> **Instructions for the task**: Extract the listing below in full, unchanged.
═══
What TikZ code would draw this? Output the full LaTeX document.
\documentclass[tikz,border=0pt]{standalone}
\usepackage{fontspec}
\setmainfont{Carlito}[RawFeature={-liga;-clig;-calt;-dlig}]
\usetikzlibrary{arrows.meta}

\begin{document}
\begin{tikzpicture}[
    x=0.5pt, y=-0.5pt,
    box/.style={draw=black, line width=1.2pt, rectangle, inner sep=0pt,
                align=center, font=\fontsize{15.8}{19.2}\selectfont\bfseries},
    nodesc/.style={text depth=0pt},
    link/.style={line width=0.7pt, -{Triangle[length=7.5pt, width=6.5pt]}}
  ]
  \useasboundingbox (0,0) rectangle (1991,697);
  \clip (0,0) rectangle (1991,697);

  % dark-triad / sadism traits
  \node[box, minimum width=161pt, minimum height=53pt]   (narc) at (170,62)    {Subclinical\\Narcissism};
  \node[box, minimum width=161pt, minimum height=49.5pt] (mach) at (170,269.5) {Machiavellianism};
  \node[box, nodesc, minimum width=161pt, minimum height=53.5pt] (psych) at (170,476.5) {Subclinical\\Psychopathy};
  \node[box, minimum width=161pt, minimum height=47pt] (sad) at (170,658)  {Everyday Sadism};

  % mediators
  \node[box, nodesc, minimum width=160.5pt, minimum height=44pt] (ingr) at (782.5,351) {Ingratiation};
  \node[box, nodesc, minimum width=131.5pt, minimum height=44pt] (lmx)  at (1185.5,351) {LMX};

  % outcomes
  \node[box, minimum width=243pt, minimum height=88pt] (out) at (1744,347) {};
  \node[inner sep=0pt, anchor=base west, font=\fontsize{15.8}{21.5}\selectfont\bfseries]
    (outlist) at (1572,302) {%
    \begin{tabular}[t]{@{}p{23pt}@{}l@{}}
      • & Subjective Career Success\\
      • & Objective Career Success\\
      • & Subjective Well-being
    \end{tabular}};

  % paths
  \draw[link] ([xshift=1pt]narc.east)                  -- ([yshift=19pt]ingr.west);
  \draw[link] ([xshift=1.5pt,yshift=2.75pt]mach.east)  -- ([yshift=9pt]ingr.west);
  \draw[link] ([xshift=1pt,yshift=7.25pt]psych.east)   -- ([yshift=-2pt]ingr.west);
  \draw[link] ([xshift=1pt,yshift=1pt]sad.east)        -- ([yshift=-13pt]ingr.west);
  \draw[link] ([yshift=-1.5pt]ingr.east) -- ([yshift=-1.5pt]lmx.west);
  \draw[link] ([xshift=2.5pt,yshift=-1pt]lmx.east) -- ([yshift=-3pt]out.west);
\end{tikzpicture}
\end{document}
═══
> **Output**:
What TikZ code would draw this? Output the full LaTeX document.
\documentclass[tikz,border=0pt]{standalone}
\usepackage{fontspec}
\setmainfont{Carlito}[RawFeature={-liga;-clig;-calt;-dlig}]
\usetikzlibrary{arrows.meta}

\begin{document}
\begin{tikzpicture}[
    x=0.5pt, y=-0.5pt,
    box/.style={draw=black, line width=1.2pt, rectangle, inner sep=0pt,
                align=center, font=\fontsize{15.8}{19.2}\selectfont\bfseries},
    nodesc/.style={text depth=0pt},
    link/.style={line width=0.7pt, -{Triangle[length=7.5pt, width=6.5pt]}}
  ]
  \useasboundingbox (0,0) rectangle (1991,697);
  \clip (0,0) rectangle (1991,697);

  % dark-triad / sadism traits
  \node[box, minimum width=161pt, minimum height=53pt]   (narc) at (170,62)    {Subclinical\\Narcissism};
  \node[box, minimum width=161pt, minimum height=49.5pt] (mach) at (170,269.5) {Machiavellianism};
  \node[box, nodesc, minimum width=161pt, minimum height=53.5pt] (psych) at (170,476.5) {Subclinical\\Psychopathy};
  \node[box, minimum width=161pt, minimum height=47pt] (sad) at (170,658)  {Everyday Sadism};

  % mediators
  \node[box, nodesc, minimum width=160.5pt, minimum height=44pt] (ingr) at (782.5,351) {Ingratiation};
  \node[box, nodesc, minimum width=131.5pt, minimum height=44pt] (lmx)  at (1185.5,351) {LMX};

  % outcomes
  \node[box, minimum width=243pt, minimum height=88pt] (out) at (1744,347) {};
  \node[inner sep=0pt, anchor=base west, font=\fontsize{15.8}{21.5}\selectfont\bfseries]
    (outlist) at (1572,302) {%
    \begin{tabular}[t]{@{}p{23pt}@{}l@{}}
      • & Subjective Career Success\\
      • & Objective Career Success\\
      • & Subjective Well-being
    \end{tabular}};

  % paths
  \draw[link] ([xshift=1pt]narc.east)                  -- ([yshift=19pt]ingr.west);
  \draw[link] ([xshift=1.5pt,yshift=2.75pt]mach.east)  -- ([yshift=9pt]ingr.west);
  \draw[link] ([xshift=1pt,yshift=7.25pt]psych.east)   -- ([yshift=-2pt]ingr.west);
  \draw[link] ([xshift=1pt,yshift=1pt]sad.east)        -- ([yshift=-13pt]ingr.west);
  \draw[link] ([yshift=-1.5pt]ingr.east) -- ([yshift=-1.5pt]lmx.west);
  \draw[link] ([xshift=2.5pt,yshift=-1pt]lmx.east) -- ([yshift=-3pt]out.west);
\end{tikzpicture}
\end{document}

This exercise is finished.